The paradox of the many-state catastrophe of fundamental limits and the three-state conjecture

The calculation of the fundamental limits of nonlinear susceptibilities posits that when a quantum system has a nonlinear response at the fundamental limit, only three energy eigenstates contribute to the first and second hyperpolarizability. This is called the three-level ansatz and is the only unproven assumption in the theory of fundamental limits. All calculations that are based on direct solution of the Schrodinger equation yield intrinsic hyperpolarizabilities less than 0.709 and intrinsic second hyperpolarizabilities less than 0.6. In this work, we show that relaxing the three-level ansatz and allowing an arbitrary number of states to contribute leads to divergence of the optimized intrinsic hyperpolarizability in the limit of an infinite number of states - what we call the many-state catastrophe. This is not surprising given that the divergent systems are most likely not derivable from the Schrodinger equation, yet obey the sum rules. The sums rules are the second ingredient in limit theory, and apply also to systems with more general Hamiltonians. These exotic Hamiltonians may not model any real systems found in nature. Indeed, a class of transition moments and energies that come form the sum rules do not have a corresponding Hamiltonian that is expressible in differential form.
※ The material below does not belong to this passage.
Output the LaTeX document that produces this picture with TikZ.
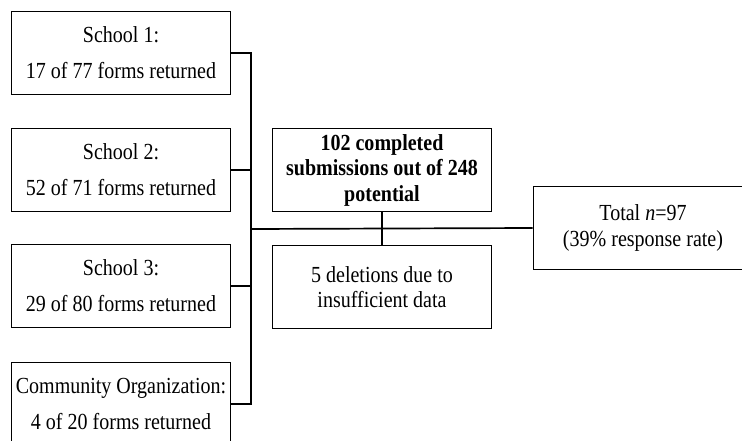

In this work, we show that the three-level ansatz acts as a constraint that excludes many of the nonphysical Hamiltonians and prevents the intrinsic hyperpolarizability from diverging. We argue that this implies that the true fundamental limit is smaller than previously calculated. Since the three-level ansatz does not lead to the largest possible nonlinear response, contrary to its assertion, we propose the intriguing possibility that the three-level ansatz is true for any system that obeys the Schrodinger equation, yet this assertion may be unprovable.